In the code below I have a minimal working example of a iterator PrefetchDataIter
which prefetches the data on a separate thread. Unfortunately, this task is not executed (function get
below) while the main loop is sleeping (simulating work on the GPU). The get functions takes about 2 seconds on my computer and the sleep time is 2 seconds too. For 10 iterations the total time is about 40 seconds.
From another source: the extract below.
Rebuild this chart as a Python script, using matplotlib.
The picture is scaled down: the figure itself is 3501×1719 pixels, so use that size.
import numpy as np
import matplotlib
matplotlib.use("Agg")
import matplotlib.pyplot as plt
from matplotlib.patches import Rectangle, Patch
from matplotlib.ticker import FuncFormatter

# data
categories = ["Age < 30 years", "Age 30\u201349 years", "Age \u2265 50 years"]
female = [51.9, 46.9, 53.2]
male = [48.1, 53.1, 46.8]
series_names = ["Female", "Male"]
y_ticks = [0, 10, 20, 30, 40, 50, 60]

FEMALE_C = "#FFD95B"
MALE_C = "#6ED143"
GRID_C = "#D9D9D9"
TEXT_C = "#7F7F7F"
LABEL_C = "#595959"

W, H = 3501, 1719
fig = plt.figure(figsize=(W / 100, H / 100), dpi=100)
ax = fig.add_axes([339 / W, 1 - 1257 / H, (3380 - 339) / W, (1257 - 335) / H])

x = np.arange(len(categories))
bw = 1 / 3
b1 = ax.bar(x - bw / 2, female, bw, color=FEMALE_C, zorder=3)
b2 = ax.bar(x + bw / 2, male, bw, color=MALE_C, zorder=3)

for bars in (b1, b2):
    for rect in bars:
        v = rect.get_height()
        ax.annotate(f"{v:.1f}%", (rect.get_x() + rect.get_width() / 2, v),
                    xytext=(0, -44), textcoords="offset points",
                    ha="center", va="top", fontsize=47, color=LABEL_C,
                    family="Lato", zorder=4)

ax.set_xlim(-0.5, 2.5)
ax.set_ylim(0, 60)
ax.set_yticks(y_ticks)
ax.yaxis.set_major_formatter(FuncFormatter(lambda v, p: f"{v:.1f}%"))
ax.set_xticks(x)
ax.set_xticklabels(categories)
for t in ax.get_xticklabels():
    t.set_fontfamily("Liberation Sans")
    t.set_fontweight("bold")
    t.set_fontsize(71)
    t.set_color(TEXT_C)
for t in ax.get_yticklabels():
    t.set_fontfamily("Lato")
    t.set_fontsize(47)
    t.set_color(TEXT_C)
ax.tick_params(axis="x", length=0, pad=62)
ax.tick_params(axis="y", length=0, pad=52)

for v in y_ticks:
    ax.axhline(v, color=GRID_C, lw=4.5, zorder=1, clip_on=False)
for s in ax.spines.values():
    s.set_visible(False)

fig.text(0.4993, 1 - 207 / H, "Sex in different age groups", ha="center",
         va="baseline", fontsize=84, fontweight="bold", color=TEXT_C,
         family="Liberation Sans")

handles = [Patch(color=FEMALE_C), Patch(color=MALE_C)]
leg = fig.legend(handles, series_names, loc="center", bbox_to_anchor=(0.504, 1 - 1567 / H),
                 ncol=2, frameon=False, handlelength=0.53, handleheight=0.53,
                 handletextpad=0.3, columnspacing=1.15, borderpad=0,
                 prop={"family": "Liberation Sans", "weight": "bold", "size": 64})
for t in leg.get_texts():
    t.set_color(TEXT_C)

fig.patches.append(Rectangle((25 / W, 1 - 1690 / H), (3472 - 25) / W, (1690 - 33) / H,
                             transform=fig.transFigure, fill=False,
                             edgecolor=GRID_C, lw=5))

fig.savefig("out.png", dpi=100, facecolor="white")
However if I add a println to this function, the task gets called during the sleep function and the code is about twice as fast.
Is there a way to tell Julia, now it is a good time to run any pending tasks?
I use Knet, but the code showing this issue is independent of any neural network package.
Program output without print:
start sleep
end sleep
[ repeated 9 times ]
41.415683 seconds (52.30 k allocations: 15.053 GiB, 1.48% gc time, 0.13% compilation time)
Program output with print:
start work
start sleep
start work
end sleep
start sleep
start work
end sleep
start sleep
start work
end sleep
start sleep
start work
end sleep
start sleep
start work
end sleep
start sleep
start work
end sleep
start sleep
start work
end sleep
start sleep
start work
end sleep
start sleep
start work
end sleep
start sleep
end sleep
24.652950 seconds (52.36 k allocations: 15.053 GiB, 3.21% gc time, 0.27% compilation time)
Notice that “start work” is between “start sleep” and “end sleep”.
I have run the code multiple times to exclude the compilation time.
I am using Julia 1.6.0 on Linux (official binaries).
Below is the full code:
import Base.iterate
# some computation which take about 2 seconds
# for n = 50 and size(A) = (2000,2000)
function get(A,n)
# adding this print has a surprising impact on the scheduling of the task
# println("start work")
for i = 1:n
A = A*A';
A = A/maximum(A)
end
return A
end
# "slow" iterator for 10 matrices of size sz
struct DataIter
sz::NTuple{2,Int}
end
function Base.iterate(d::DataIter,index=0)
if index == 10
return nothing
end
A = randn(Float32,d.sz)
B = get(A,50);
return (B,index+1)
end
# Iterator to prefetch data on a separate thread
mutable struct PrefetchDataIter{T}
iter::T
task::Union{Task,Nothing}
end
PrefetchDataIter(iter) = PrefetchDataIter(iter,nothing)
function Base.iterate(d::PrefetchDataIter,args...)
if d.task == nothing
out = iterate(d.iter,args...)
else
out = fetch(d.task)
end
if out == nothing
return nothing
else
next,state = out
d.task = Threads.@spawn iterate(d.iter,state)
return (next,state)
end
end
sz = (2000,2000)
@time for B in PrefetchDataIter(DataIter(sz))
println("start sleep")
sleep(2) # simulating work on GPU
println("end sleep")
end